--- begin ---

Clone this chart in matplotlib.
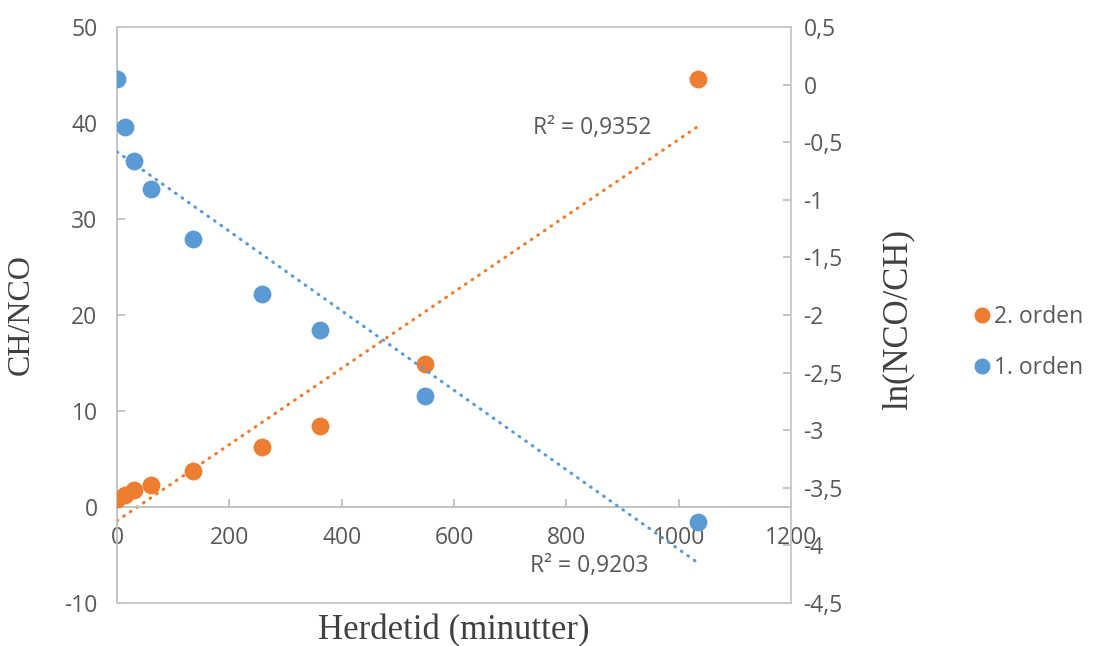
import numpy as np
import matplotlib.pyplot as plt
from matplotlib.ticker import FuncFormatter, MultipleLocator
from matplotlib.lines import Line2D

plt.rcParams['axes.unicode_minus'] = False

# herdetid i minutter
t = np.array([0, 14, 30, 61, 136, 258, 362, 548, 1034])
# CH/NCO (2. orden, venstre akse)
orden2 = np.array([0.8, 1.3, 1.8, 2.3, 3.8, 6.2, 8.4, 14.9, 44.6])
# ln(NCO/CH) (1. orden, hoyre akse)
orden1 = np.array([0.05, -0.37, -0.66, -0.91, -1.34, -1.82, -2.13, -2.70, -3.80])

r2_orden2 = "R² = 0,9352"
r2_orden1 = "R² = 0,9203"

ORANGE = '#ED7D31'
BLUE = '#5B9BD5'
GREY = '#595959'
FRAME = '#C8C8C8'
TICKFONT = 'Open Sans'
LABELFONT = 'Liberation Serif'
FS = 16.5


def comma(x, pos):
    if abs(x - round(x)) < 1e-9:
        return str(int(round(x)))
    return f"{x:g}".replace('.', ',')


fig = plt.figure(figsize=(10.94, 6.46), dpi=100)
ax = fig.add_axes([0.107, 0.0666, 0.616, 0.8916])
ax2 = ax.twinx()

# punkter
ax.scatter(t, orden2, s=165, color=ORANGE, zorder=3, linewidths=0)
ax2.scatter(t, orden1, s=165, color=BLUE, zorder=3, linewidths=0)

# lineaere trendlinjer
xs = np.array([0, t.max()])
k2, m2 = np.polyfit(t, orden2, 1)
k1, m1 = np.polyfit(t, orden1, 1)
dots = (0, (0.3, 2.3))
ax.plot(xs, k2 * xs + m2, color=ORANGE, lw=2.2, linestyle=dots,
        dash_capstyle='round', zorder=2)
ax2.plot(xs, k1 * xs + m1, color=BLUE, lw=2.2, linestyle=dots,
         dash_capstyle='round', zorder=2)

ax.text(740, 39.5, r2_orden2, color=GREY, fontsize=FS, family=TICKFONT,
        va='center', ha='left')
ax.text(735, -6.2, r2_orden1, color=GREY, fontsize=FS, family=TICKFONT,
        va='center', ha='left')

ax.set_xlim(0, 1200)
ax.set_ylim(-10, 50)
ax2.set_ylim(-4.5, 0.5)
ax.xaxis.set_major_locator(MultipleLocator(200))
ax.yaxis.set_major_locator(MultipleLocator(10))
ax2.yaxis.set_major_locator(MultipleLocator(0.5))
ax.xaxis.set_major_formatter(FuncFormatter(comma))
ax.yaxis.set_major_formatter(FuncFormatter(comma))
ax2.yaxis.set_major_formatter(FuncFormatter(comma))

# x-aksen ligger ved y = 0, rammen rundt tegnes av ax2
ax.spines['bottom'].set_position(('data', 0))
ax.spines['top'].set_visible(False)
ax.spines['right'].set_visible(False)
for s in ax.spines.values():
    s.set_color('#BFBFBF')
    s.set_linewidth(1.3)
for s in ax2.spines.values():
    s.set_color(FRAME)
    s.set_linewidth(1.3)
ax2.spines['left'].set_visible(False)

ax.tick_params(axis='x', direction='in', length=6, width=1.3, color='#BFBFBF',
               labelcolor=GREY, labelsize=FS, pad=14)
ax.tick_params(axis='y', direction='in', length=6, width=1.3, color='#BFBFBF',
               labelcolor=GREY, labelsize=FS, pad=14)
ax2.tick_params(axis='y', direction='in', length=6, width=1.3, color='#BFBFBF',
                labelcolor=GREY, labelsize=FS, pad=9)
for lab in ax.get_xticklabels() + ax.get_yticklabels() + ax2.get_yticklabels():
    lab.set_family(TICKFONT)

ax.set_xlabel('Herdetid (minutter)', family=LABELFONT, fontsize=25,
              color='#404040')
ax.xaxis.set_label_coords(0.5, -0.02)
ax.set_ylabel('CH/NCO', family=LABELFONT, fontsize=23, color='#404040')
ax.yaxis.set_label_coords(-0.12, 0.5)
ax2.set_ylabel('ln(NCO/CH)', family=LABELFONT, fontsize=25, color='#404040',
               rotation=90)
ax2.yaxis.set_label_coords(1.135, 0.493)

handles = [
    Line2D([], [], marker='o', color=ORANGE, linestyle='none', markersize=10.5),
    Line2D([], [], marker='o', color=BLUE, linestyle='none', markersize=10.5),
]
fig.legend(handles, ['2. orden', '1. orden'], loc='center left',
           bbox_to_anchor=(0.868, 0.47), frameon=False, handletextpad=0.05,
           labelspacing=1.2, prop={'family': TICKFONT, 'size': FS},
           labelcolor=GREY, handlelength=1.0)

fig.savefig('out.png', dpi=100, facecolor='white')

--- end ---
--- begin ---

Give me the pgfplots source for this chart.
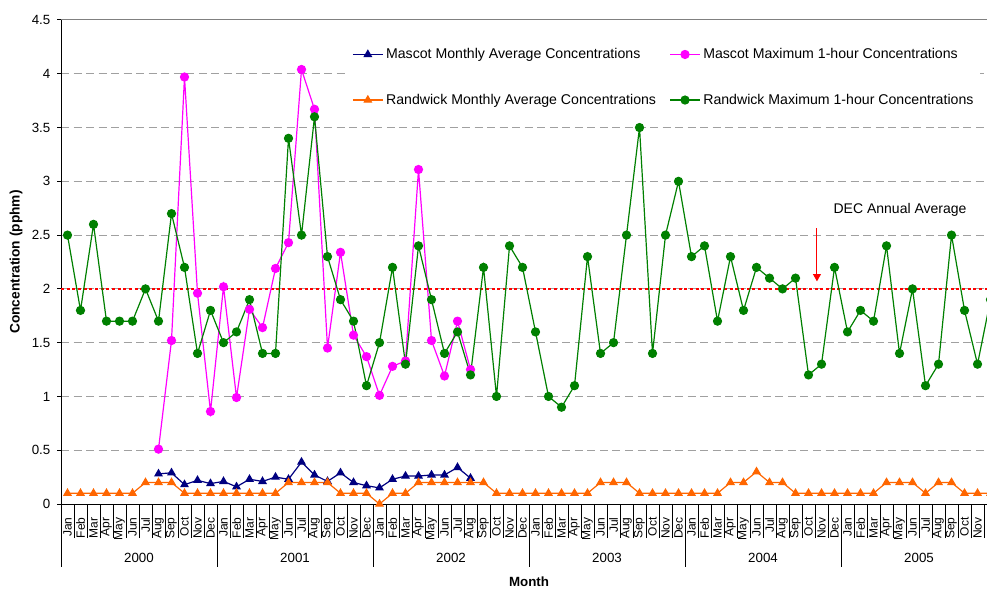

--- end ---

Between the line with "Clone this chart in matplotlib." and the line with "ax2.yaxis.set_major_formatter(FuncFormatter(comma))", ends included, lies the span to copy exactly; copy nothing else and leave out the pictures.

## Solution to this exercise
Clone this chart in matplotlib.
import numpy as np
import matplotlib.pyplot as plt
from matplotlib.ticker import FuncFormatter, MultipleLocator
from matplotlib.lines import Line2D

plt.rcParams['axes.unicode_minus'] = False

# herdetid i minutter
t = np.array([0, 14, 30, 61, 136, 258, 362, 548, 1034])
# CH/NCO (2. orden, venstre akse)
orden2 = np.array([0.8, 1.3, 1.8, 2.3, 3.8, 6.2, 8.4, 14.9, 44.6])
# ln(NCO/CH) (1. orden, hoyre akse)
orden1 = np.array([0.05, -0.37, -0.66, -0.91, -1.34, -1.82, -2.13, -2.70, -3.80])

r2_orden2 = "R² = 0,9352"
r2_orden1 = "R² = 0,9203"

ORANGE = '#ED7D31'
BLUE = '#5B9BD5'
GREY = '#595959'
FRAME = '#C8C8C8'
TICKFONT = 'Open Sans'
LABELFONT = 'Liberation Serif'
FS = 16.5


def comma(x, pos):
    if abs(x - round(x)) < 1e-9:
        return str(int(round(x)))
    return f"{x:g}".replace('.', ',')


fig = plt.figure(figsize=(10.94, 6.46), dpi=100)
ax = fig.add_axes([0.107, 0.0666, 0.616, 0.8916])
ax2 = ax.twinx()

# punkter
ax.scatter(t, orden2, s=165, color=ORANGE, zorder=3, linewidths=0)
ax2.scatter(t, orden1, s=165, color=BLUE, zorder=3, linewidths=0)

# lineaere trendlinjer
xs = np.array([0, t.max()])
k2, m2 = np.polyfit(t, orden2, 1)
k1, m1 = np.polyfit(t, orden1, 1)
dots = (0, (0.3, 2.3))
ax.plot(xs, k2 * xs + m2, color=ORANGE, lw=2.2, linestyle=dots,
        dash_capstyle='round', zorder=2)
ax2.plot(xs, k1 * xs + m1, color=BLUE, lw=2.2, linestyle=dots,
         dash_capstyle='round', zorder=2)

ax.text(740, 39.5, r2_orden2, color=GREY, fontsize=FS, family=TICKFONT,
        va='center', ha='left')
ax.text(735, -6.2, r2_orden1, color=GREY, fontsize=FS, family=TICKFONT,
        va='center', ha='left')

ax.set_xlim(0, 1200)
ax.set_ylim(-10, 50)
ax2.set_ylim(-4.5, 0.5)
ax.xaxis.set_major_locator(MultipleLocator(200))
ax.yaxis.set_major_locator(MultipleLocator(10))
ax2.yaxis.set_major_locator(MultipleLocator(0.5))
ax.xaxis.set_major_formatter(FuncFormatter(comma))
ax.yaxis.set_major_formatter(FuncFormatter(comma))
ax2.yaxis.set_major_formatter(FuncFormatter(comma))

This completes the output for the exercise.